>> Begin WORKING DATA
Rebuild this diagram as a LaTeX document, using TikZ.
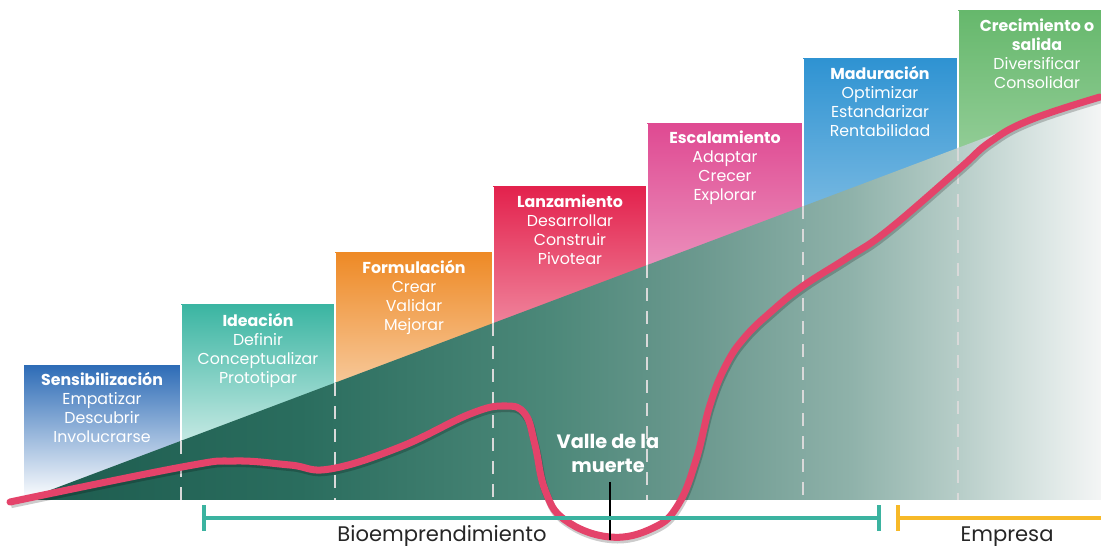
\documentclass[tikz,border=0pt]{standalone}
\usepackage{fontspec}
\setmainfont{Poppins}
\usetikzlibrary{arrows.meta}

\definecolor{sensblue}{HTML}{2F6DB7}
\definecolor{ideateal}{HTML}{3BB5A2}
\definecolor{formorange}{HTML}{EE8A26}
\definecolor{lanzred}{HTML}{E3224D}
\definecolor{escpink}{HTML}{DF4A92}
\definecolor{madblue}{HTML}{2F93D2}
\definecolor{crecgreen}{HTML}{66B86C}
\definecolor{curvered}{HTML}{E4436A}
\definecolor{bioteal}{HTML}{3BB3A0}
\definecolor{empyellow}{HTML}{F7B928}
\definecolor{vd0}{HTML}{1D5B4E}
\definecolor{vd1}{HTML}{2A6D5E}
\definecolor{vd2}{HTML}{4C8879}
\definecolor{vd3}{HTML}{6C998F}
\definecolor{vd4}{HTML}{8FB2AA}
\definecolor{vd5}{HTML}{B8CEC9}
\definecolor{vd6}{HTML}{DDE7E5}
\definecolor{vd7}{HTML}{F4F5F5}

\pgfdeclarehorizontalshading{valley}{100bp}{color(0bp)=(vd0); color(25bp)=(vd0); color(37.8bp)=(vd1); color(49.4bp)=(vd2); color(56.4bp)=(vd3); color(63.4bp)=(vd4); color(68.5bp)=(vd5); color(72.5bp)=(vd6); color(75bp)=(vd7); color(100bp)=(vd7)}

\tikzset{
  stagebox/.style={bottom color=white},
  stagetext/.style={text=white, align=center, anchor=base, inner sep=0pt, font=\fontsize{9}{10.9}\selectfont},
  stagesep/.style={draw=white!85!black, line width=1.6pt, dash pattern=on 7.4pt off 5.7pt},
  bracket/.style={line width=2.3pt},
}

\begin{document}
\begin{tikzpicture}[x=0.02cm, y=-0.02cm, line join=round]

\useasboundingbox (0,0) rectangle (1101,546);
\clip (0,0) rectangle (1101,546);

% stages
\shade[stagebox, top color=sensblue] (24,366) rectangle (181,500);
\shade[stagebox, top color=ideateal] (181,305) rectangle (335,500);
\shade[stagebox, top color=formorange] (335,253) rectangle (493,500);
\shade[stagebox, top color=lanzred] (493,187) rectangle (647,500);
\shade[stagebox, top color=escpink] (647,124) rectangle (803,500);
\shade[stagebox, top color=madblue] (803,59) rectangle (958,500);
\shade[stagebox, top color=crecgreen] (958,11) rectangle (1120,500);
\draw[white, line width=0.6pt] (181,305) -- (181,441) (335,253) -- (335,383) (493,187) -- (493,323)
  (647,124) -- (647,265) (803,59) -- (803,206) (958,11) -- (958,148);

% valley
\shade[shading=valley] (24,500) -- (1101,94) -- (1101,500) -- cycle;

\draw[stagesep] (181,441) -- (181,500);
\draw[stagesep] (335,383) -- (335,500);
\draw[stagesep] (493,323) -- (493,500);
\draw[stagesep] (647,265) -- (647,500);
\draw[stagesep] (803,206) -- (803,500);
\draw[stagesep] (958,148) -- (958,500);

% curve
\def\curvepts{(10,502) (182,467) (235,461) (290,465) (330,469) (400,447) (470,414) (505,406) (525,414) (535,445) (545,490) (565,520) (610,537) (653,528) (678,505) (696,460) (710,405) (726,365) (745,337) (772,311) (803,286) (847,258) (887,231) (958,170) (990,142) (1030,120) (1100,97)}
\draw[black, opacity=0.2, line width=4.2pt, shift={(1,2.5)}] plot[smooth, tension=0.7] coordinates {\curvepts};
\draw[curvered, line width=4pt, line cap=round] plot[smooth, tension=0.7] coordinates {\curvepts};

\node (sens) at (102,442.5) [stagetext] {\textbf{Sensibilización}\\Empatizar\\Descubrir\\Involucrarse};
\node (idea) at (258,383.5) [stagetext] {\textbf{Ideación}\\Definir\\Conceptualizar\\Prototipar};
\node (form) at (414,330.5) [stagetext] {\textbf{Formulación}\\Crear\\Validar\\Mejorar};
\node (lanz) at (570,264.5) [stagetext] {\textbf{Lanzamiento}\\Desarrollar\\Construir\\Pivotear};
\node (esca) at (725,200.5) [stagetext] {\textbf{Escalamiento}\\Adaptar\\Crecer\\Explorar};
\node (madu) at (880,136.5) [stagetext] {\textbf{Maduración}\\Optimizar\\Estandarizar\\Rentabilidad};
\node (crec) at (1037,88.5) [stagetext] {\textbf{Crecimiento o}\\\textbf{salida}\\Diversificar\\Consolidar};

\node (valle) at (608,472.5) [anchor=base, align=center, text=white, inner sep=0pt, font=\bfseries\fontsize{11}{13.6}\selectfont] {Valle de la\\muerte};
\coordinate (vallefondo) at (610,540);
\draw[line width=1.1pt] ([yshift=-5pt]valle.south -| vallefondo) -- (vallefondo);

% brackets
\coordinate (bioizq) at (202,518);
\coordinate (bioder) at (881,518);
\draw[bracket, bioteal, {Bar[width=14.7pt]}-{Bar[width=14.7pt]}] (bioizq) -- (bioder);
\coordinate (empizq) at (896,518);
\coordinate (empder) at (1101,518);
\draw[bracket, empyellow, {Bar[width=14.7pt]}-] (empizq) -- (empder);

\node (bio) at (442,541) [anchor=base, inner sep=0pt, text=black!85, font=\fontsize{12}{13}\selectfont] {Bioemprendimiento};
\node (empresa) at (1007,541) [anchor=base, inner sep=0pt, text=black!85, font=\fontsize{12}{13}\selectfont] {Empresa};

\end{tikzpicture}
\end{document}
>> End WORKING DATA
>> Begin WORKING DATA
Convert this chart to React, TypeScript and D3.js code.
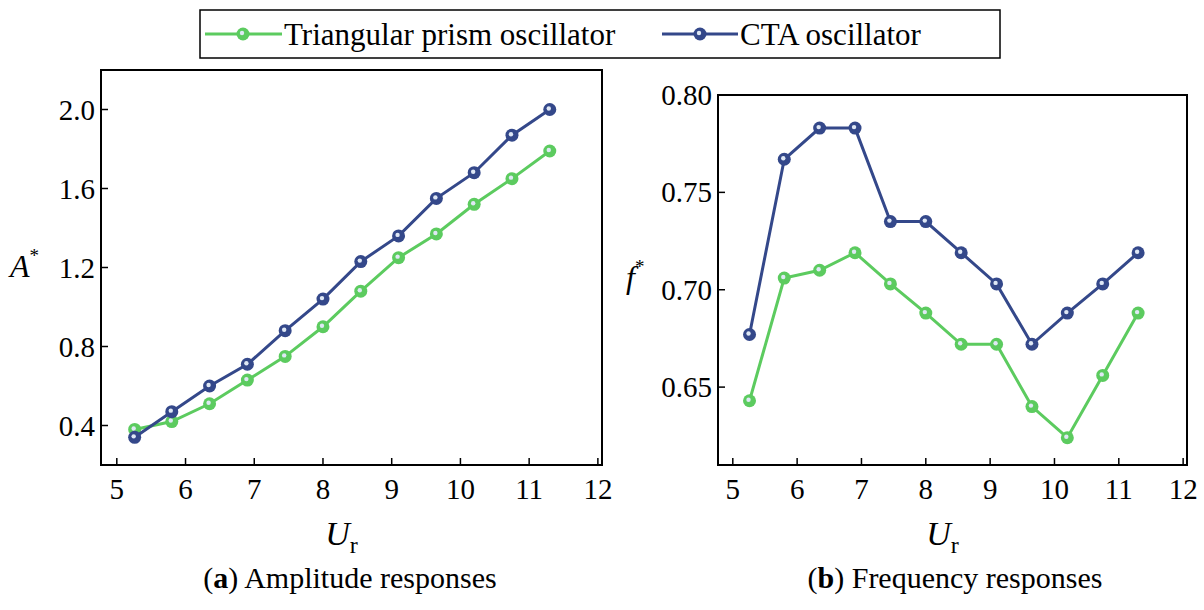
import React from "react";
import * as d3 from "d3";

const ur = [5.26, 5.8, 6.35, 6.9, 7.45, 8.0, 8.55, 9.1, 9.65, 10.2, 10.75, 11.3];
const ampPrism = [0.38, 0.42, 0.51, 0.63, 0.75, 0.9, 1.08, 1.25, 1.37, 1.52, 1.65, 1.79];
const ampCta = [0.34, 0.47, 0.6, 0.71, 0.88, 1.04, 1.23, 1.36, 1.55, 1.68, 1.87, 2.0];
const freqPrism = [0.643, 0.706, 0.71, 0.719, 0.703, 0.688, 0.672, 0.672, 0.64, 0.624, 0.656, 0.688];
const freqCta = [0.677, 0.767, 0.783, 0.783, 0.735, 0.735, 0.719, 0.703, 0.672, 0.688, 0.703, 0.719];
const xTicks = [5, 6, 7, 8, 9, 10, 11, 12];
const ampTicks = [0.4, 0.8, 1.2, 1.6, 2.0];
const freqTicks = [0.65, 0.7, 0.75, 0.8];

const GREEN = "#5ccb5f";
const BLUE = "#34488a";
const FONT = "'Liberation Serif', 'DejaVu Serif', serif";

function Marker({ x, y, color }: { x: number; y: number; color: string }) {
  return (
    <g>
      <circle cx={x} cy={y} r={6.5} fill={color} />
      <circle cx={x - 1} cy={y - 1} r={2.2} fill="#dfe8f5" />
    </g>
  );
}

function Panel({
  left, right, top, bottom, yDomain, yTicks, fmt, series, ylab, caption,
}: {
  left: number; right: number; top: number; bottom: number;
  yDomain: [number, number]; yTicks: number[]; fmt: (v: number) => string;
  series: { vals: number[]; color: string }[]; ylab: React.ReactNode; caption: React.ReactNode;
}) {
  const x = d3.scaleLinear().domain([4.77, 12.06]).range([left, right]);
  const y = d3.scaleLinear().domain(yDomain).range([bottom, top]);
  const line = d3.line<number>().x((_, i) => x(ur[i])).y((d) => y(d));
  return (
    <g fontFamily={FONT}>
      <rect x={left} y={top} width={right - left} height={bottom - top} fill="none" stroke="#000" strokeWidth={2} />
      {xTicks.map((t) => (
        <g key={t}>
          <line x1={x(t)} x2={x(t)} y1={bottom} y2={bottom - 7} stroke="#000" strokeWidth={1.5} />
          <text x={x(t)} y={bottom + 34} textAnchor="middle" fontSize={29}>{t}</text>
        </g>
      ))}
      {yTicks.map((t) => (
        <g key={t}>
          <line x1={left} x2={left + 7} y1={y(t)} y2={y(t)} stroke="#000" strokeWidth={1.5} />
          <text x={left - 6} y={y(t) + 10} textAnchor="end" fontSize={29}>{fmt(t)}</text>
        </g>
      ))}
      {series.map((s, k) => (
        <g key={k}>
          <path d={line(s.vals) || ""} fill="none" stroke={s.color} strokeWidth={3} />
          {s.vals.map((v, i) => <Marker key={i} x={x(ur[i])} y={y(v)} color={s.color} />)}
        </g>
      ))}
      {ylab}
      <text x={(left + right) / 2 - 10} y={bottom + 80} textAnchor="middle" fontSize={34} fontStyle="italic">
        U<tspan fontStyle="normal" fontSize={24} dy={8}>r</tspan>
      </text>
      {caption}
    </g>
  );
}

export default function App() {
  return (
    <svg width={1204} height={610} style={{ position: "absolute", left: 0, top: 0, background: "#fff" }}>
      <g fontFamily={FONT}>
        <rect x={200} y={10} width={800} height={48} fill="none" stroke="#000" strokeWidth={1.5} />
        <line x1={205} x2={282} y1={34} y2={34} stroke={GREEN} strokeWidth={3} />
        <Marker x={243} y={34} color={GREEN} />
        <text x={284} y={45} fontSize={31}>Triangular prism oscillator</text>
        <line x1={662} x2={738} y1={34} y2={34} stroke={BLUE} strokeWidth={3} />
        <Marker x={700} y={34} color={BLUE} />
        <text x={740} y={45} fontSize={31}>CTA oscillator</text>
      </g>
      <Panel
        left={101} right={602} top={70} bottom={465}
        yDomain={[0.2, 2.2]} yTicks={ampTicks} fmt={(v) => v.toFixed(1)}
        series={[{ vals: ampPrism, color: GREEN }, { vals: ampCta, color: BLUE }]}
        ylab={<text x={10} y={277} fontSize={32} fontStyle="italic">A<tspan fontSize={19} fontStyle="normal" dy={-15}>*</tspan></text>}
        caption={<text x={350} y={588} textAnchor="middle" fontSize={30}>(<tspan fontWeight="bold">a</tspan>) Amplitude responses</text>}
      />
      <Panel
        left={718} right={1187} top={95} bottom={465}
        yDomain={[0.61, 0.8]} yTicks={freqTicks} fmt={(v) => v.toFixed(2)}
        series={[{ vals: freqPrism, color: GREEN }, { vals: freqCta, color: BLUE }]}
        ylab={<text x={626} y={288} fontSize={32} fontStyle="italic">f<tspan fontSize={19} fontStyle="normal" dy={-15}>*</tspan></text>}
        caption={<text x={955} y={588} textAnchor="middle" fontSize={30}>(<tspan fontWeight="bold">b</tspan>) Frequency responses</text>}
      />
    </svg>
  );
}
>> End WORKING DATA
§ GIVEN INSTRUCTION
Repeat only the lines from the one holding "Rebuild this diagram" to the one holding "(1101,500) -- cycle;", both ends included, and drop the images.

§ EXPECTED OUTPUT
Rebuild this diagram as a LaTeX document, using TikZ.
\documentclass[tikz,border=0pt]{standalone}
\usepackage{fontspec}
\setmainfont{Poppins}
\usetikzlibrary{arrows.meta}

\definecolor{sensblue}{HTML}{2F6DB7}
\definecolor{ideateal}{HTML}{3BB5A2}
\definecolor{formorange}{HTML}{EE8A26}
\definecolor{lanzred}{HTML}{E3224D}
\definecolor{escpink}{HTML}{DF4A92}
\definecolor{madblue}{HTML}{2F93D2}
\definecolor{crecgreen}{HTML}{66B86C}
\definecolor{curvered}{HTML}{E4436A}
\definecolor{bioteal}{HTML}{3BB3A0}
\definecolor{empyellow}{HTML}{F7B928}
\definecolor{vd0}{HTML}{1D5B4E}
\definecolor{vd1}{HTML}{2A6D5E}
\definecolor{vd2}{HTML}{4C8879}
\definecolor{vd3}{HTML}{6C998F}
\definecolor{vd4}{HTML}{8FB2AA}
\definecolor{vd5}{HTML}{B8CEC9}
\definecolor{vd6}{HTML}{DDE7E5}
\definecolor{vd7}{HTML}{F4F5F5}

\pgfdeclarehorizontalshading{valley}{100bp}{color(0bp)=(vd0); color(25bp)=(vd0); color(37.8bp)=(vd1); color(49.4bp)=(vd2); color(56.4bp)=(vd3); color(63.4bp)=(vd4); color(68.5bp)=(vd5); color(72.5bp)=(vd6); color(75bp)=(vd7); color(100bp)=(vd7)}

\tikzset{
  stagebox/.style={bottom color=white},
  stagetext/.style={text=white, align=center, anchor=base, inner sep=0pt, font=\fontsize{9}{10.9}\selectfont},
  stagesep/.style={draw=white!85!black, line width=1.6pt, dash pattern=on 7.4pt off 5.7pt},
  bracket/.style={line width=2.3pt},
}

\begin{document}
\begin{tikzpicture}[x=0.02cm, y=-0.02cm, line join=round]

\useasboundingbox (0,0) rectangle (1101,546);
\clip (0,0) rectangle (1101,546);

% stages
\shade[stagebox, top color=sensblue] (24,366) rectangle (181,500);
\shade[stagebox, top color=ideateal] (181,305) rectangle (335,500);
\shade[stagebox, top color=formorange] (335,253) rectangle (493,500);
\shade[stagebox, top color=lanzred] (493,187) rectangle (647,500);
\shade[stagebox, top color=escpink] (647,124) rectangle (803,500);
\shade[stagebox, top color=madblue] (803,59) rectangle (958,500);
\shade[stagebox, top color=crecgreen] (958,11) rectangle (1120,500);
\draw[white, line width=0.6pt] (181,305) -- (181,441) (335,253) -- (335,383) (493,187) -- (493,323)
  (647,124) -- (647,265) (803,59) -- (803,206) (958,11) -- (958,148);

% valley
\shade[shading=valley] (24,500) -- (1101,94) -- (1101,500) -- cycle;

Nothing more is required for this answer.